After which we headed to Riomaggiore where I finally got to wash off the perspiration I accumulated from my trek by jumping into the cold waters. While wading, I noticed lots of people jumping off a tall cliff into the sea for fun. I am not sure how one can get up there, but I saw someone actually free-climbing up the almost vertical side of the cliff to get up O.O (Video of an example of how high the cliff is here)
1. Capri Island, Naples
Capri Island is located off the coast of Italy in the Amalfi region. It is accessible by boat from Naples, Sorrento and Amalfi. Since I was staying in Sorrento, I took a boat from there which cost about 27Eur for 2-way. I didn’t charge my camera that day so my pictures are pretty limited (they are all on a friend’s DSLR). If I could do it again, I would choose to stay one night on the island instead of making it a day trip.
Capri is a pretty small island dominated by two peaks on each end of the island (Capri and Anacapri). Boats will dock and let you off at Marina Piccola, which is located between both peaks. There are barely any public transport on the island and you have to walk to most sight seeing places. We wanted to cover both sides of the island but quickly realized we did not have time to do so as the entire place is a series of up and down slopes *need to take a moment to catch my breath just thinking about it*.

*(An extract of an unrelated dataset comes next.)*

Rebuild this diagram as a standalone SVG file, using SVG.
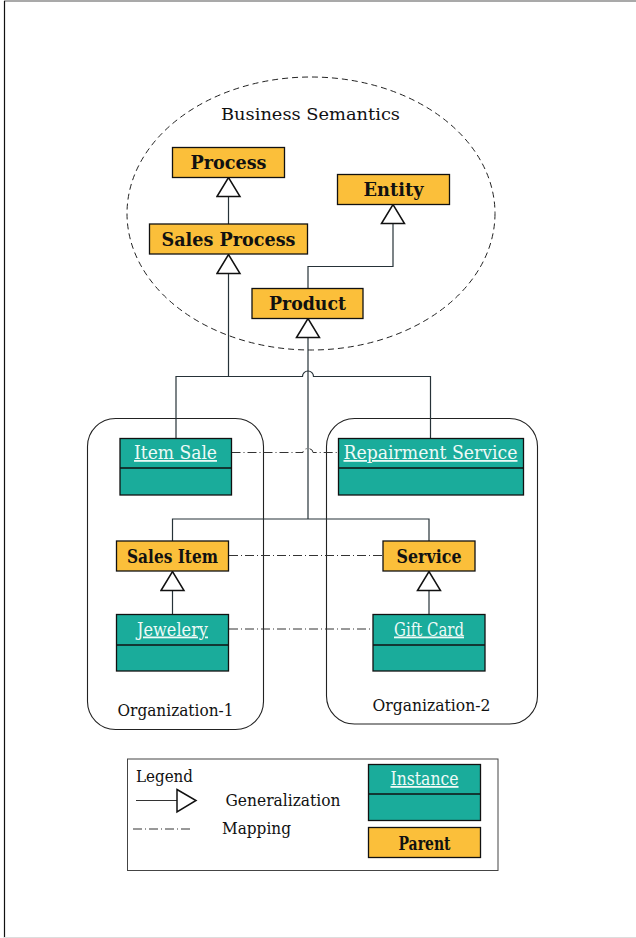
<svg xmlns="http://www.w3.org/2000/svg" width="636" height="938" viewBox="0 0 636 938">
  <style>
    text { font-family: "DejaVu Serif", "Liberation Serif", serif; fill: #111; }
    .reg { font-size: 17px; }
    .bold { font-size: 19px; font-weight: bold; text-anchor: middle; }
    .inst { font-size: 18px; fill: #eefaf7; text-decoration: underline; text-anchor: middle; }
    .parent { fill: #fbbf3a; stroke: #111; stroke-width: 1.3; }
    .teal { fill: #1aac9b; stroke: #111; stroke-width: 1.3; }
    .org { fill: none; stroke: #222; stroke-width: 1.1; }
    .gen { fill: none; stroke: #263238; stroke-width: 1.2; }
    .map { fill: none; stroke: #333; stroke-width: 1; stroke-dasharray: 9 3 1 3; }
  </style>
  <defs>
    <marker id="tri" viewBox="0 0 21 26" refX="20" refY="13" markerWidth="21" markerHeight="26" markerUnits="userSpaceOnUse" orient="auto">
      <path d="M1,1.5 L20,13 L1,24.5 Z" fill="#fff" stroke="#111" stroke-width="1.5"/>
    </marker>
  </defs>

  <rect width="636" height="938" fill="#fff"/>
  <!-- page frame -->
  <line x1="4" y1="1" x2="636" y2="1" stroke="#555" stroke-width="1.2"/>
  <line x1="4.5" y1="1" x2="4.5" y2="938" stroke="#111" stroke-width="1.2"/>
  <line x1="4" y1="937.5" x2="636" y2="937.5" stroke="#ddd" stroke-width="1"/>

  <!-- business semantics region -->
  <g id="business-semantics">
    <ellipse cx="311" cy="213.5" rx="184" ry="136.5" fill="none" stroke="#222" stroke-width="1" stroke-dasharray="6 4"/>
    <text class="reg" x="310.5" y="120" font-size="18" text-anchor="middle" textLength="179" lengthAdjust="spacingAndGlyphs">Business Semantics</text>
  </g>

  <!-- organisation containers -->
  <g id="organization-1">
    <rect class="org" x="87.5" y="418.5" width="176" height="311" rx="28"/>
    <text class="reg" x="175.5" y="716" text-anchor="middle" textLength="116" lengthAdjust="spacingAndGlyphs">Organization-1</text>
  </g>
  <g id="organization-2">
    <rect class="org" x="326.5" y="418.5" width="211" height="305.5" rx="28"/>
    <text class="reg" x="431.5" y="711" text-anchor="middle" textLength="118" lengthAdjust="spacingAndGlyphs">Organization-2</text>
  </g>

  <!-- connectors -->
  <g id="connectors">
    <path class="gen" d="M228.5,224 L228.5,177.5" marker-end="url(#tri)"/>
    <path class="gen" d="M308,288 L308,266.5 L393,266.5 L393,204.5" stroke="#666" marker-end="url(#tri)"/>
    <path class="gen" d="M228.5,376.5 L228.5,254.5" marker-end="url(#tri)"/>
    <path class="gen" d="M176,438 L176,376.5 L302.5,376.5 A5.5,5.5 0 0 1 313.5,376.5 L430.5,376.5 L430.5,438"/>
    <path class="gen" d="M308,519 L308,318.5" stroke="#37474f" marker-end="url(#tri)"/>
    <path class="gen" d="M172.5,541 L172.5,519 L429,519 L429,541" stroke="#4a5560"/>
    <path class="gen" d="M172.5,614.5 L172.5,571.5" marker-end="url(#tri)"/>
    <path class="gen" d="M429,614.5 L429,571.5" marker-end="url(#tri)"/>
    <path class="map" d="M231.5,452.5 L303,452.5 A5,4 0 0 1 313,452.5 L338,452.5"/>
    <path class="map" d="M229,555.5 L383,555.5"/>
    <path class="map" d="M229,629 L373,629"/>
  </g>

  <!-- parent classes -->
  <g id="process">
    <rect class="parent" x="172.5" y="147.5" width="112" height="30"/>
    <text class="bold" x="228.5" y="169" textLength="76" lengthAdjust="spacingAndGlyphs">Process</text>
  </g>
  <g id="entity">
    <rect class="parent" x="337.5" y="174.5" width="112" height="30"/>
    <text class="bold" x="393.5" y="196" textLength="60" lengthAdjust="spacingAndGlyphs">Entity</text>
  </g>
  <g id="sales-process">
    <rect class="parent" x="149.5" y="224" width="158" height="30"/>
    <text class="bold" x="228.5" y="246" textLength="134" lengthAdjust="spacingAndGlyphs">Sales Process</text>
  </g>
  <g id="product">
    <rect class="parent" x="252" y="288.5" width="111" height="30"/>
    <text class="bold" x="307.5" y="310" textLength="77" lengthAdjust="spacingAndGlyphs">Product</text>
  </g>
  <g id="sales-item">
    <rect class="parent" x="116.5" y="541" width="112" height="30"/>
    <text class="bold" x="172.5" y="563" textLength="91" lengthAdjust="spacingAndGlyphs">Sales Item</text>
  </g>
  <g id="service">
    <rect class="parent" x="383" y="541" width="92" height="30"/>
    <text class="bold" x="429" y="563" textLength="65" lengthAdjust="spacingAndGlyphs">Service</text>
  </g>

  <!-- instances -->
  <g id="item-sale">
    <rect class="teal" x="120" y="438.5" width="111.5" height="56.5"/>
    <line x1="120" y1="468" x2="231.5" y2="468" stroke="#111" stroke-width="1.3"/>
    <text class="inst" x="175.5" y="459" textLength="83" lengthAdjust="spacingAndGlyphs">Item Sale</text>
  </g>
  <g id="repairment-service">
    <rect class="teal" x="338.5" y="438.5" width="185" height="56.5"/>
    <line x1="338.5" y1="468" x2="523.5" y2="468" stroke="#111" stroke-width="1.3"/>
    <text class="inst" x="430.5" y="459" textLength="174" lengthAdjust="spacingAndGlyphs">Repairment Service</text>
  </g>
  <g id="jewelery">
    <rect class="teal" x="116.5" y="614.5" width="112" height="56.5"/>
    <line x1="116.5" y1="645" x2="228.5" y2="645" stroke="#111" stroke-width="1.3"/>
    <text class="inst" x="172.5" y="635.5" textLength="71" lengthAdjust="spacingAndGlyphs">Jewelery</text>
  </g>
  <g id="gift-card">
    <rect class="teal" x="373" y="614.5" width="112" height="56.5"/>
    <line x1="373" y1="645" x2="485" y2="645" stroke="#111" stroke-width="1.3"/>
    <text class="inst" x="429" y="635.5" textLength="70" lengthAdjust="spacingAndGlyphs">Gift Card</text>
  </g>

  <!-- legend -->
  <g id="legend">
    <rect x="127.5" y="759" width="370.5" height="111.5" fill="none" stroke="#444" stroke-width="1"/>
    <text class="reg" x="136" y="782" font-size="16" textLength="57" lengthAdjust="spacingAndGlyphs">Legend</text>
    <line x1="136" y1="800.5" x2="177" y2="800.5" stroke="#333" stroke-width="1.2"/>
    <path d="M177,789.5 L196,800.5 L177,812 Z" fill="#fff" stroke="#111" stroke-width="1.5"/>
    <text class="reg" x="225.5" y="806" font-size="16.5" textLength="115" lengthAdjust="spacingAndGlyphs">Generalization</text>
    <line class="map" x1="133" y1="829" x2="191" y2="829" stroke="#555"/>
    <text class="reg" x="222" y="834" font-size="16.5" textLength="69" lengthAdjust="spacingAndGlyphs">Mapping</text>
    <rect class="teal" x="368.5" y="764.5" width="112" height="56"/>
    <line x1="368.5" y1="794" x2="480.5" y2="794" stroke="#111" stroke-width="1.3"/>
    <text class="inst" x="424.5" y="785" textLength="68" lengthAdjust="spacingAndGlyphs">Instance</text>
    <rect class="parent" x="368.5" y="827.5" width="112" height="30"/>
    <text class="bold" x="424.5" y="849.5" font-size="17" textLength="52" lengthAdjust="spacingAndGlyphs">Parent</text>
  </g>
</svg>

I explored mainly on the Capri side of the island and just a little bit of Anacapri. The island also has a famous Blue Grotto, but we didn’t go as the reviews on it was pretty bad (overpriced, poor service, did not get to see much or enjoy it). 2 of the places I visited and liked was a 1st century ruins of a Roman Palace built by Emperor Tiberius and Arco Natural – a majestic rock formation which people have said that it is best seen while passing under it on a boat.
Capri Island is also the inspiration for Sonja de Lennart who invented the Capri Pants. The style was made popular on the island. Today, you can buy copies of original designs worn by Audrey Hepburn and Jackie Kennedy at La Parisienne, a boutique with more than a hundred years of history. But be warned, those pants won’t come cheap.